Firm strategies around digital offers emphasize user experience, performance, and price transparency. Consumers benefit from easy comparisons, trial periods, and flexible terms, while firms compete on reliability, speed, and the breadth of available offerings. See consumer protection and privacy for the policy backdrop that governs how digital offers collect and use consumer data.
Economic and social impact
Digital offers have expanded market access for smaller producers and niche providers, allowing them to reach customers beyond geographic constraints. This has contributed to dynamism in many sectors, from entertainment to software to professional services. In economic terms, digital offers lower barriers to entry for new entrants and enable scalable business models, which can spur innovation, job creation, and productivity gains. See small business and innovation.
At the same time, digital offers concentrate power around a small number of platform operators in some markets. Network effects, data advantages, and the ability to cross-sell across services can produce winner-take-most dynamics. Proponents argue that competition remains robust when barriers to entry are addressed through policy and technology, while critics warn that platform gatekeeping can crowd out rivals and reduce consumer choice if left unchecked. See antitrust, competition policy, and regulation.
Public policy debates about digital offers frequently touch on data privacy, user consent, and the economics of attention. Supporters contend that transparent terms, clear opt-out mechanisms, and robust enforcement of consumer rights protect users while preserving incentives for firms to innovate. Critics contend that data-driven models can erode privacy and increase surveillance, sometimes under opaque terms or through complex product designs. See privacy and data protection for more on how these issues are framed in policy discourse.
Market dynamics and policy considerations
Two-sided platforms and the digital offer model often rely on data, network effects, and scale. This yields efficiencies and personalized experiences but can also raise concerns about market power, competition, and governance. Policymakers and scholars debate how to preserve consumer welfare without stifling innovation. Key issues include:
- Competition and antitrust: When a small number of firms control large shares of a market, regulators consider whether behavior that dampens rivalry—such as exclusive deals, bundling strategies, or preferential access—hinders consumer welfare. See antitrust and competition policy.
- Data rights and privacy: The digital offer economy depends on data. Jurisdictions debate how to balance user privacy with the benefits of personalized services, including data portability and consent frameworks. See privacy and data protection.
- Consumer protection and transparency: Clear terms of service, easy-to-understand pricing, and predictable updates help consumers make informed choices. See consumer protection.
- Taxation and regulation: Some policy models advocate light-touch regulation to sustain innovation, while others propose targeted rules to address market power, data localization, and cross-border issues. See regulation and taxation.
- Labor market implications: Gig workers and contractors participate in many digital-offer ecosystems, raising debates about employment definitions, benefits, and bargaining power. See gig economy.
From a market-driven perspective, well-defined property rights, clear enforcement of contracts, and robust antitrust enforcement are essential to sustain competitive digital offers.

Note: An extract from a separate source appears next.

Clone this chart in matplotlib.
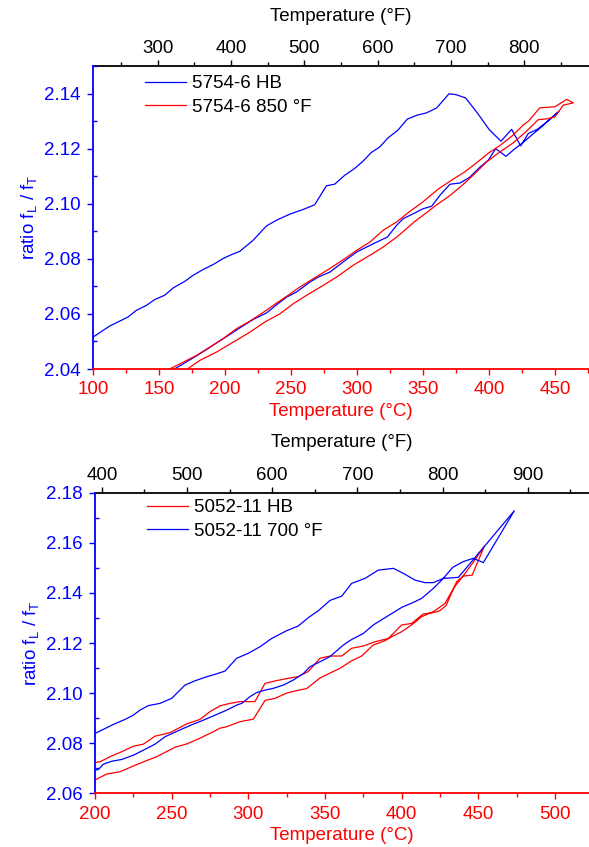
import matplotlib
matplotlib.use('Agg')
import matplotlib.pyplot as plt
from matplotlib.ticker import MultipleLocator, FixedLocator

plt.rcParams['font.family'] = ['Liberation Sans', 'DejaVu Sans']
plt.rcParams['font.size'] = 13.5
plt.rcParams['mathtext.default'] = 'regular'

# ------------------ data ------------------
# upper panel: 5754-6 HB (blue), heating then cooling
hb5754_temp = [100.0, 112.6, 126.5, 132.8, 140.4, 146.7, 154.3, 160.6, 169.4, 175.8,
               183.3, 190.9, 198.5, 204.8, 211.1, 221.2, 231.3, 238.9, 249.0, 259.1,
               267.9, 276.8, 283.1, 290.6, 298.2, 304.5, 310.8, 317.2, 323.5, 331.0,
               338.1, 345.2, 352.8, 360.4, 369.7, 375.0, 382.3, 391.1, 400.2, 409.1,
               417.2, 424.0, 429.8, 436.6, 444.9, 453.0,
               447.5, 439.9, 432.3, 424.8, 419.7, 412.9, 405.1, 399.5, 393.2, 385.6,
               378.0, 370.5, 362.9, 356.6, 350.2, 342.7, 335.1, 330.1, 323.0, 312.4,
               299.8, 289.6, 279.5, 270.7, 264.4, 254.3, 246.7, 239.2, 231.6, 221.4,
               211.4, 203.8, 193.7, 186.1, 176.0, 168.4, 160.8, 157.0]
hb5754_ratio = [2.0516, 2.0556, 2.0589, 2.0613, 2.0631, 2.0652, 2.0668, 2.0694, 2.0718, 2.0740,
                2.0761, 2.0779, 2.0801, 2.0815, 2.0827, 2.0867, 2.0919, 2.0940, 2.0962, 2.0979,
                2.0996, 2.1065, 2.1071, 2.1103, 2.1128, 2.1154, 2.1186, 2.1206, 2.1239, 2.1267,
                2.1307, 2.1321, 2.1330, 2.1348, 2.1399, 2.1396, 2.1384, 2.1330, 2.1269, 2.1227,
                2.1270, 2.1210, 2.1255, 2.1270, 2.1301, 2.1335,
                2.1313, 2.1279, 2.1249, 2.1218, 2.1200, 2.1172, 2.1200, 2.1158, 2.1133, 2.1097,
                2.1075, 2.1071, 2.1031, 2.0991, 2.0982, 2.0964, 2.0946, 2.0922, 2.0879, 2.0855,
                2.0825, 2.0789, 2.0752, 2.0734, 2.0716, 2.0680, 2.0661, 2.0634, 2.0604, 2.0580,
                2.0550, 2.0526, 2.0495, 2.0471, 2.0441, 2.0419, 2.0398, 2.0388]

# upper panel: 5754-6 850 F (red)
t850_temp = [168.5, 181.1, 193.7, 206.3, 218.9, 230.3, 241.7, 251.7, 261.9, 274.5,
             284.6, 297.2, 309.8, 319.9, 330.1, 343.9, 352.8, 360.4, 370.5, 380.5,
             389.4, 398.3, 408.3, 418.4, 428.6, 437.3, 443.7, 450.0, 456.3, 463.9,
             458.9, 450.0, 438.5, 430.0, 426.5, 417.5, 408.5, 400.0, 391.5, 381.5,
             371.5, 361.5, 350.0, 340.0, 330.1, 319.9, 309.8, 299.8, 289.6, 279.5,
             266.9, 256.8, 246.7, 239.2, 230.3, 218.9, 208.9, 198.7, 188.6, 178.6,
             168.4, 158.3, 155.0]
t850_ratio = [2.0390, 2.0432, 2.0462, 2.0498, 2.0534, 2.0571, 2.0601, 2.0637, 2.0668, 2.0704,
              2.0734, 2.0777, 2.0813, 2.0843, 2.0879, 2.0936, 2.0968, 2.0996, 2.1030, 2.1070,
              2.1110, 2.1152, 2.1188, 2.1221, 2.1264, 2.1305, 2.1308, 2.1315, 2.1358, 2.1366,
              2.1379, 2.1352, 2.1348, 2.1300, 2.1288, 2.1246, 2.1212, 2.1185, 2.1152, 2.1115,
              2.1085, 2.1053, 2.1007, 2.0972, 2.0934, 2.0904, 2.0861, 2.0831, 2.0797, 2.0765,
              2.0728, 2.0698, 2.0664, 2.0640, 2.0610, 2.0574, 2.0547, 2.0511, 2.0480, 2.0450,
              2.0425, 2.0401, 2.0390]

# lower panel: 5052-11 HB (red)
hb5052_temp = [200.0, 207.6, 216.3, 225.0, 232.6, 240.2, 252.2, 259.8, 268.5, 277.2,
               281.5, 285.9, 294.6, 303.3, 310.9, 317.4, 325.0, 331.5, 338.0, 346.7,
               353.3, 359.8, 367.4, 373.9, 381.5, 389.1, 393.5, 400.0, 406.5, 413.0,
               420.7, 428.3, 434.0, 441.0, 447.0, 454.0,
               446.0, 440.2, 435.9, 429.0, 425.0, 420.7, 414.1, 406.5, 400.0, 391.3,
               382.6, 375.0, 367.4, 360.9, 353.3, 346.7, 339.1, 332.6, 326.1, 318.5,
               310.9, 304.3, 294.6, 288.0, 281.5, 275.0, 268.5, 259.8, 248.9, 239.1,
               231.5, 225.0, 217.4, 209.8, 203.3, 200.0]
hb5052_ratio = [2.0653, 2.0677, 2.0686, 2.0709, 2.0728, 2.0746, 2.0784, 2.0797, 2.0820, 2.0846,
                2.0860, 2.0866, 2.0886, 2.0896, 2.0971, 2.0979, 2.1000, 2.1010, 2.1018, 2.1060,
                2.1080, 2.1099, 2.1129, 2.1148, 2.1192, 2.1209, 2.1225, 2.1245, 2.1272, 2.1305,
                2.1325, 2.1358, 2.1420, 2.1475, 2.1525, 2.1587,
                2.1471, 2.1467, 2.1445, 2.1350, 2.1329, 2.1321, 2.1316, 2.1278, 2.1272, 2.1218,
                2.1205, 2.1188, 2.1179, 2.1148, 2.1148, 2.1139, 2.1086, 2.1066, 2.1059, 2.1050,
                2.1039, 2.0966, 2.0966, 2.0959, 2.0949, 2.0926, 2.0895, 2.0877, 2.0842, 2.0828,
                2.0796, 2.0788, 2.0766, 2.0746, 2.0726, 2.0723]

# lower panel: 5052-11 700 F (blue)
t700_temp = [200.0, 205.4, 212.0, 219.6, 225.0, 229.3, 234.8, 242.4, 250.0, 258.7,
             265.2, 271.7, 278.3, 284.8, 292.4, 300.0, 307.6, 315.2, 325.0, 332.6,
             339.1, 345.7, 353.3, 360.9, 367.4, 376.1, 384.8, 394.6, 401.1, 408.7,
             415.2, 420.7, 427.2, 433.3, 440.2, 446.7, 453.3, 473.5,
             437.0, 427.2, 420.7, 413.0, 407.6, 400.0, 390.2, 381.5, 375.0, 367.4,
             362.0, 353.3, 346.7, 340.2, 335.9, 329.3, 322.8, 316.3, 310.9, 305.4,
             301.1, 295.7, 292.4, 285.9, 278.3, 270.7, 264.1, 257.6, 251.1, 245.7,
             239.1, 231.5, 225.0, 217.4, 210.9, 205.4, 202.2, 200.0]
t700_ratio = [2.0839, 2.0855, 2.0875, 2.0895, 2.0912, 2.0932, 2.0950, 2.0959, 2.0979, 2.1032,
              2.1049, 2.1063, 2.1075, 2.1088, 2.1139, 2.1159, 2.1185, 2.1218, 2.1249, 2.1268,
              2.1301, 2.1329, 2.1370, 2.1387, 2.1438, 2.1458, 2.1491, 2.1498, 2.1478, 2.1451,
              2.1441, 2.1441, 2.1458, 2.1502, 2.1525, 2.1538, 2.1521, 2.1728,
              2.1462, 2.1458, 2.1418, 2.1378, 2.1362, 2.1342, 2.1305, 2.1272, 2.1238, 2.1214,
              2.1192, 2.1146, 2.1125, 2.1105, 2.1078, 2.1052, 2.1032, 2.1019, 2.1012, 2.1002,
              2.0986, 2.0959, 2.0952, 2.0932, 2.0912, 2.0892, 2.0876, 2.0859, 2.0841, 2.0826,
              2.0796, 2.0772, 2.0752, 2.0735, 2.0728, 2.0716, 2.0695, 2.0692]

# top (Fahrenheit) tick values for each panel
top_f_major = [300, 400, 500, 600, 700, 800]
top_f_minor = [250, 350, 450, 550, 650, 750, 850]
bot_f_major = [400, 500, 600, 700, 800, 900]
bot_f_minor = [450, 550, 650, 750, 850, 950]


def c2f(c):
    return c * 9.0 / 5.0 + 32.0


def f2c(f):
    return (f - 32.0) * 5.0 / 9.0


def style_axes(ax, fmaj, fmin):
    ax.spines['right'].set_visible(False)
    ax.spines['top'].set_visible(False)
    ax.spines['left'].set_color('blue')
    ax.spines['bottom'].set_color('red')
    ax.spines['left'].set_linewidth(1.3)
    ax.spines['bottom'].set_linewidth(1.3)
    ax.xaxis.set_major_locator(MultipleLocator(50))
    ax.xaxis.set_minor_locator(MultipleLocator(25))
    ax.yaxis.set_major_locator(MultipleLocator(0.02))
    ax.yaxis.set_minor_locator(MultipleLocator(0.01))
    ax.tick_params(axis='x', which='major', direction='out', length=4.5, width=1,
                   color='red', labelcolor='red', pad=4.4)
    ax.tick_params(axis='x', which='minor', direction='out', length=3, width=1, color='red')
    ax.tick_params(axis='y', which='major', direction='out', length=4.5, width=1,
                   color='blue', labelcolor='blue', pad=4.2)
    ax.tick_params(axis='y', which='minor', direction='in', length=3, width=1, color='blue')
    ax.yaxis.set_major_formatter(plt.FormatStrFormatter('%.2f'))
    ax.set_xlabel('Temperature (°C)', color='red', labelpad=3)
    ax.set_ylabel('ratio f$_L$ / f$_T$', color='blue', labelpad=4)

    # Fahrenheit scale on top
    top = ax.secondary_xaxis('top', functions=(c2f, f2c))
    top.xaxis.set_major_locator(FixedLocator(fmaj))
    top.xaxis.set_minor_locator(FixedLocator(fmin))
    top.spines['top'].set_linewidth(1.3)
    top.tick_params(which='major', direction='out', length=4.5, width=1, pad=2)
    top.tick_params(which='minor', direction='out', length=3, width=1)
    top.set_xlabel('Temperature (°F)', labelpad=14)
    return top


fig = plt.figure(figsize=(5.89, 8.47), dpi=100)

# ------------------ upper panel ------------------
ax1 = fig.add_axes([0.158, 0.5643, 0.842, 0.3578])
ax1.plot(hb5754_temp, hb5754_ratio, color='blue', lw=0.9, label='5754-6 HB')
ax1.plot(t850_temp, t850_ratio, color='red', lw=0.9, label='5754-6 850 °F')
ax1.set_xlim(100, 475.8)
ax1.set_ylim(2.04, 2.15)
style_axes(ax1, top_f_major, top_f_minor)
ax1.legend(loc='upper left', bbox_to_anchor=(0.105, 0.97), frameon=False,
           borderpad=0, borderaxespad=0, handlelength=2.2, handletextpad=0.3,
           labelspacing=0.33)

# ------------------ lower panel ------------------
ax2 = fig.add_axes([0.1613, 0.0634, 0.8387, 0.3549])
ax2.plot(hb5052_temp, hb5052_ratio, color='red', lw=0.9, label='5052-11 HB')
ax2.plot(t700_temp, t700_ratio, color='blue', lw=0.9, label='5052-11 700 °F')
ax2.set_xlim(200, 522.2)
ax2.set_ylim(2.06, 2.18)
style_axes(ax2, bot_f_major, bot_f_minor)
ax2.legend(loc='upper left', bbox_to_anchor=(0.105, 0.978), frameon=False,
           borderpad=0, borderaxespad=0, handlelength=2.2, handletextpad=0.3,
           labelspacing=0.33)

fig.savefig('out.png', dpi=100)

This view emphasizes that innovation flourishes when firms can compete on price, quality, and user experience rather than rely on shelter from competition. See property rights and contract law for foundational concepts.
Controversies and debates
Digital offers are at the center of lively policy and public debates. Proponents argue that digital channels empower consumers, lower costs, and enable producers to reach global audiences with minimal fixed infrastructure. Critics raise concerns about privacy, data exploitation, and the potential for platform gatekeeping to distort markets. Notable points of contention include:
- Platform power vs. consumer choice: Critics fear that a few dominant platforms can steer pricing, terms, and access across multiple markets, reducing rivalry. Advocates argue that a competitive environment, interoperability standards, and strong anti-monopoly enforcement preserve choice. See platform economy and antitrust.
- Data-driven business models: Some observers contend that extensive data collection enables value extraction at the expense of privacy and autonomy. Defenders contend that data enables personalized services and improves efficiency, provided that privacy protections and transparent terms are in place. See privacy and data protection.

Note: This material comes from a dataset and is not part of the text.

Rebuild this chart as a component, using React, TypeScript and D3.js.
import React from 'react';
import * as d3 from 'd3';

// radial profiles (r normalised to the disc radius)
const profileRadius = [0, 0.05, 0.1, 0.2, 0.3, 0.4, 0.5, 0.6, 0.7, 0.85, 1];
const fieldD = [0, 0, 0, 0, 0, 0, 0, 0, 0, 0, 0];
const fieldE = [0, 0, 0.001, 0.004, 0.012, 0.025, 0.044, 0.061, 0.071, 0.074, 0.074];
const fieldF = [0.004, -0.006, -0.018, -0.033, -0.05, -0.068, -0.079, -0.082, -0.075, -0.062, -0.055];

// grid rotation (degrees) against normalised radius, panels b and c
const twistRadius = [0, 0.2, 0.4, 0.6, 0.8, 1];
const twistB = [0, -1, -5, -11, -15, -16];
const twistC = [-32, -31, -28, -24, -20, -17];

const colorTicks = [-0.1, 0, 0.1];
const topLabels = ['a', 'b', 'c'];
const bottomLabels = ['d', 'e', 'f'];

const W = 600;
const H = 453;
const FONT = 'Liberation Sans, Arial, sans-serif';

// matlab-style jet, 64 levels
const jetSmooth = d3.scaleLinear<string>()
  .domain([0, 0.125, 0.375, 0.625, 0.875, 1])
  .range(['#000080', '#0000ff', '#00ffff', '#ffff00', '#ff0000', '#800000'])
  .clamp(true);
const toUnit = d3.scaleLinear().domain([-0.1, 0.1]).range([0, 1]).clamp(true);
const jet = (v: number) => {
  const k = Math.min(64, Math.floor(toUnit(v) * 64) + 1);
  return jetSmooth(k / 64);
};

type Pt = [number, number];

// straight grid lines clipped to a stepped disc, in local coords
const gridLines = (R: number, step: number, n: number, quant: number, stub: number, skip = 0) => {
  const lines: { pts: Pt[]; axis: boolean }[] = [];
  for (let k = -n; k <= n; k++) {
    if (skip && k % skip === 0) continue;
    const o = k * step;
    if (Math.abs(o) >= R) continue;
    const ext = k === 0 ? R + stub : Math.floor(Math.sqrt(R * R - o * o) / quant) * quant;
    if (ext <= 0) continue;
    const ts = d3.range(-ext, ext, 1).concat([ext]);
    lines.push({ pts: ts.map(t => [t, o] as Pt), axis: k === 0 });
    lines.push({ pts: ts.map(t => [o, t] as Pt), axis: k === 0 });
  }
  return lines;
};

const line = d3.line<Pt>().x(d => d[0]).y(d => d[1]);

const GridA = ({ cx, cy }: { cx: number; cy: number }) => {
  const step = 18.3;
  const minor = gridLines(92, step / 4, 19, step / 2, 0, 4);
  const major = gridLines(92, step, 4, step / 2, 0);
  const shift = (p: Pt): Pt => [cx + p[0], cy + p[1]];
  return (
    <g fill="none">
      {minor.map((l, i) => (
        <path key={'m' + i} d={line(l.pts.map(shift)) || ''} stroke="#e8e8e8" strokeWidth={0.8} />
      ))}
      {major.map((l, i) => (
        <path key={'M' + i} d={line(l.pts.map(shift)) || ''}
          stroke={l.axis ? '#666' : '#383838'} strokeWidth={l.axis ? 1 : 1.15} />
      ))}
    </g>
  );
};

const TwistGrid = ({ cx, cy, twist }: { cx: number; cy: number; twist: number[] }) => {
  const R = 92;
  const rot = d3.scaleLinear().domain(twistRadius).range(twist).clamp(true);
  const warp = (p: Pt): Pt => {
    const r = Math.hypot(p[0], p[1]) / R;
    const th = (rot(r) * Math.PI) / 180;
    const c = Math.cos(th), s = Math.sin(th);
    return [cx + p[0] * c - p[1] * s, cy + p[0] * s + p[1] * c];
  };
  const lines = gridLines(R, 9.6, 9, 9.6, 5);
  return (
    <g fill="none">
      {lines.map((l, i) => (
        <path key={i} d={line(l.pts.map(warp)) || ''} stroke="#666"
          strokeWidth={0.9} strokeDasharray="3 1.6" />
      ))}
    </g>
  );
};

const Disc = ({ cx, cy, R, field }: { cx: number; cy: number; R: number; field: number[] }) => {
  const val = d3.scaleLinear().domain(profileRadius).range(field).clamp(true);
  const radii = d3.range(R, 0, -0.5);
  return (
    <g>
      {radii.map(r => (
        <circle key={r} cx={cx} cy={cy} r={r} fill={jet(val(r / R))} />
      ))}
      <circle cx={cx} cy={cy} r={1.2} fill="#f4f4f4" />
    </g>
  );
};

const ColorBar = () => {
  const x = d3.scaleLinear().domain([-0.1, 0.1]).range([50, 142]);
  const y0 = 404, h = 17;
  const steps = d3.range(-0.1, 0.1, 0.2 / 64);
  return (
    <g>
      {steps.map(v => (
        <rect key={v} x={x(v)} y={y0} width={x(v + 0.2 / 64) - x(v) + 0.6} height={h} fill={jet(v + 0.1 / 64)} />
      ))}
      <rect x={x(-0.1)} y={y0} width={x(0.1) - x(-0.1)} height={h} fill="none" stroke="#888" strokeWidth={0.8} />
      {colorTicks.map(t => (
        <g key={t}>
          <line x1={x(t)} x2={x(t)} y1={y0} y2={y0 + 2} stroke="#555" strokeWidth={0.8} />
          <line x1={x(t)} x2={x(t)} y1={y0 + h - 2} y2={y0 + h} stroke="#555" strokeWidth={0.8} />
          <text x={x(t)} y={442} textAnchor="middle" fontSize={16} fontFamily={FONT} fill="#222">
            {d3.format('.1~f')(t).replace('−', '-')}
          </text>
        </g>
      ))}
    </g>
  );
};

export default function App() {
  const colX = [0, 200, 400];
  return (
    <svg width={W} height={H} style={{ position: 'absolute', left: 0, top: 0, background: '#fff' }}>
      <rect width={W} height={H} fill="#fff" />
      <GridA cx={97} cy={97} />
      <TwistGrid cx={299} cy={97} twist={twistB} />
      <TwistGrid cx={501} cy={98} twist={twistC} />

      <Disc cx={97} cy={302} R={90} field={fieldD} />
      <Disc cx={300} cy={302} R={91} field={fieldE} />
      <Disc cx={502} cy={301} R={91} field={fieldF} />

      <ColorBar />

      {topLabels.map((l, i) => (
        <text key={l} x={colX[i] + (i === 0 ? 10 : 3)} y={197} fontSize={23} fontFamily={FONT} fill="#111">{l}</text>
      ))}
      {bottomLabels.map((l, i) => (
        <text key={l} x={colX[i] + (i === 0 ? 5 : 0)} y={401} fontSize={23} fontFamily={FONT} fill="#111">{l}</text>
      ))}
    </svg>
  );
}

- Censorship and cultural debates: Critics of digital-offer ecosystems argue that platform policies can suppress certain viewpoints. Proponents insist that private platforms set terms to balance safety, legality, and market expectations, and that overreach can chill legitimate discourse or innovation. In this context, some critics argue that moral critique from broader social movements can unduly constrain product development; supporters counter that constructive norms help align services with broad societal expectations without hampers to growth. See free speech and media regulation.

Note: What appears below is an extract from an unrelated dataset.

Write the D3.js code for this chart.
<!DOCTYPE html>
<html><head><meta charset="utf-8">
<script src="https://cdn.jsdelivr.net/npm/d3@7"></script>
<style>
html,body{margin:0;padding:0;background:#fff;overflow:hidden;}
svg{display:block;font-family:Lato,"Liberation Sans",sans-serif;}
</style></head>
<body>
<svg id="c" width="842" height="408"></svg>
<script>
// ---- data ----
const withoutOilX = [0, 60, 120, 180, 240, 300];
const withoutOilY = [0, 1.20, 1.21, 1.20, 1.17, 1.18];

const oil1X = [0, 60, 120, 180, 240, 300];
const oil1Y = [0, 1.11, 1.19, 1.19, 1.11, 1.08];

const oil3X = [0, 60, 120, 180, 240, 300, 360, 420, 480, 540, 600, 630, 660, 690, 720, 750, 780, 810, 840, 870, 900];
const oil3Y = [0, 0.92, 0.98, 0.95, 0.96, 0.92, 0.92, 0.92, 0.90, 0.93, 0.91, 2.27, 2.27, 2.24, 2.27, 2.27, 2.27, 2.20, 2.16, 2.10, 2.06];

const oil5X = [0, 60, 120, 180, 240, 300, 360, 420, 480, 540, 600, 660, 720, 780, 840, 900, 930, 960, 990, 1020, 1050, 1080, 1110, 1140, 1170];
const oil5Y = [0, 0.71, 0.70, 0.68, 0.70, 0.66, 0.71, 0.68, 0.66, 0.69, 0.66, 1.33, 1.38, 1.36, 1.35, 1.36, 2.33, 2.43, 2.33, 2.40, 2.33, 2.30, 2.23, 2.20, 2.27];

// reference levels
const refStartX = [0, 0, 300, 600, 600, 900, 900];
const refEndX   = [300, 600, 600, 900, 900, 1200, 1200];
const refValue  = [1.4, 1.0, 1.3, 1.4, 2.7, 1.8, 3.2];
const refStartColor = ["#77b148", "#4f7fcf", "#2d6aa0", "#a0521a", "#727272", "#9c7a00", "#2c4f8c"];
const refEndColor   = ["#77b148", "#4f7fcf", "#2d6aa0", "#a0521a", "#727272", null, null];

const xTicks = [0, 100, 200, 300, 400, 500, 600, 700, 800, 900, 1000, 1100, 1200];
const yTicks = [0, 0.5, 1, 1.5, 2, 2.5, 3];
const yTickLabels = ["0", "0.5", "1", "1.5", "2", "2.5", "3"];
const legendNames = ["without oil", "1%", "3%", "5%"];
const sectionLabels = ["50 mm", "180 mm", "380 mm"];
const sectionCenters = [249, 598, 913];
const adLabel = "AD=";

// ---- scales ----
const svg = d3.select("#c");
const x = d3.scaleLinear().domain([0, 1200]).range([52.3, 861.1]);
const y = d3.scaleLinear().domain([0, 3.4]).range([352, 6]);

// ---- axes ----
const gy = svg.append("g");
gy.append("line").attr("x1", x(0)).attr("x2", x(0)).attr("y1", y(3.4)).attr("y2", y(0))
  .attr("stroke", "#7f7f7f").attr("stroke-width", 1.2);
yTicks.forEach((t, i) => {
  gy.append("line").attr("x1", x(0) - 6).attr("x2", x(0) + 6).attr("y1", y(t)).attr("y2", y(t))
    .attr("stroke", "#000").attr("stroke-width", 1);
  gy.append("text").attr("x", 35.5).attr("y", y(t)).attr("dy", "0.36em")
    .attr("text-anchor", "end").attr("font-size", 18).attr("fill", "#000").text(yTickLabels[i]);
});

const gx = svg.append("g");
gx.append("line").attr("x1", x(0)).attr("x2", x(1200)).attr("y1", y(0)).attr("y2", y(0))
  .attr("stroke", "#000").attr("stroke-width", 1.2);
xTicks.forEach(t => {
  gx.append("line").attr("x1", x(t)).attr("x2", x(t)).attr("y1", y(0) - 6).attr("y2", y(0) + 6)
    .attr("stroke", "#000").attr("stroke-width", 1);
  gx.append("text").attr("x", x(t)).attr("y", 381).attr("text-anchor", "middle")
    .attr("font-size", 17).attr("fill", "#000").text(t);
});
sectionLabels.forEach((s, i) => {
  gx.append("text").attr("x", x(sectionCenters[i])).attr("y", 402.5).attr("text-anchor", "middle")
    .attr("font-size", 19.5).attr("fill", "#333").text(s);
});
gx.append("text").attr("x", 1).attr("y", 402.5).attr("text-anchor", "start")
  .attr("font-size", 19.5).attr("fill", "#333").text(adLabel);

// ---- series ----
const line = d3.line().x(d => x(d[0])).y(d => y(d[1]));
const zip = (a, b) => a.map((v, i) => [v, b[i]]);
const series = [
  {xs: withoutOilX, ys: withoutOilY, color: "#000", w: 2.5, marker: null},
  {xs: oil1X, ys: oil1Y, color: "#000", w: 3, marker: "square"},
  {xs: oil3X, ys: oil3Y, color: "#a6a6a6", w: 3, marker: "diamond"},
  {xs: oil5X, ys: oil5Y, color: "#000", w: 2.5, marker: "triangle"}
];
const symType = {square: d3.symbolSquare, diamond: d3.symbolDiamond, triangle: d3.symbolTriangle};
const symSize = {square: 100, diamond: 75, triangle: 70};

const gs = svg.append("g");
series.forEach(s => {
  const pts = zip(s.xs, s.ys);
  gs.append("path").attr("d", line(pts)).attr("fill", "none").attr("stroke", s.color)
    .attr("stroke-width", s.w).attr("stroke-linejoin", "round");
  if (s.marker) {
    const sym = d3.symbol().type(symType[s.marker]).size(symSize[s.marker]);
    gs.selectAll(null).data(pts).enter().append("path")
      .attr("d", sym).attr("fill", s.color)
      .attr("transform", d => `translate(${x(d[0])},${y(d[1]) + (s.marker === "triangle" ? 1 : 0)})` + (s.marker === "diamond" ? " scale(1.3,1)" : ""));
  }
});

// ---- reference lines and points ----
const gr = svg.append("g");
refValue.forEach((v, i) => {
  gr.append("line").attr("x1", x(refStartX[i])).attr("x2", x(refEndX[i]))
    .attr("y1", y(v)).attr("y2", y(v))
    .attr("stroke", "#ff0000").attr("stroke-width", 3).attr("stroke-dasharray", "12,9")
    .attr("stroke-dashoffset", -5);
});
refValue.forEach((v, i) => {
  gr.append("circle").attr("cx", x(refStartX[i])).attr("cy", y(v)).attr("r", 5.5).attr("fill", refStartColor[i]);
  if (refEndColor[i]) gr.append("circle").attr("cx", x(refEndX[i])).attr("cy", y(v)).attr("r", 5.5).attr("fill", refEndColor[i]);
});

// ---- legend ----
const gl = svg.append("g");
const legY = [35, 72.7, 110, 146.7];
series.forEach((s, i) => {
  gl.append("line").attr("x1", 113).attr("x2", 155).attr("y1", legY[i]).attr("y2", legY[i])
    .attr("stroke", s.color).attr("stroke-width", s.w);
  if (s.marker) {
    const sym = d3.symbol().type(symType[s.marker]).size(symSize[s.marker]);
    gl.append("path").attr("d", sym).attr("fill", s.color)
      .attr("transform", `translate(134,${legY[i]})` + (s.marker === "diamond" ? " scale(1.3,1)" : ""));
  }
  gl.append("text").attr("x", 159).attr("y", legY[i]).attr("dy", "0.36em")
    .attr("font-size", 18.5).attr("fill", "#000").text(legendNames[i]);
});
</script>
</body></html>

- Woke criticisms and policy responses: A line of critique emphasizes corporate virtue signaling, politicized moderation, and the perception that platform policies suppress conservative or minority voices. Proponents of market-based reform argue that focusing on corporate signaling diverts attention from real competition and consumer choice, and that well-functioning markets with transparent rules are the antidote to social unrest. This debate centers on whether policy should prioritize broad consumer welfare and innovation over cultural litmus tests. See public policy for broader discussions and free speech.
This article presents these debates as part of how digital offers function in modern economies. It does not settle them but notes that the right balance—protecting competition, safeguarding privacy, and allowing firms to innovate—remains the core objective for many policymakers and commentators who favor market-oriented reform.
Global and historical context
Digital offers did not arise in a vacuum. They evolved as communications infrastructure expanded, regulatory regimes matured, and consumer expectations shifted toward immediacy and personalization. Historically, the rise of online platforms reshaped marketing, distribution, and customer relationships, creating new pathways for entrepreneurship and competition. See industrial revolution and information age as broader backdrops for understanding the current landscape.
In many regions, digital offers interact with cross-border trade, currency regimes, and local regulatory standards. Policymakers must reconcile openness with safeguards, ensuring that digital commerce remains accessible while protecting users from fraud, misrepresentation, and security risks. See global trade and cross-border for related topics.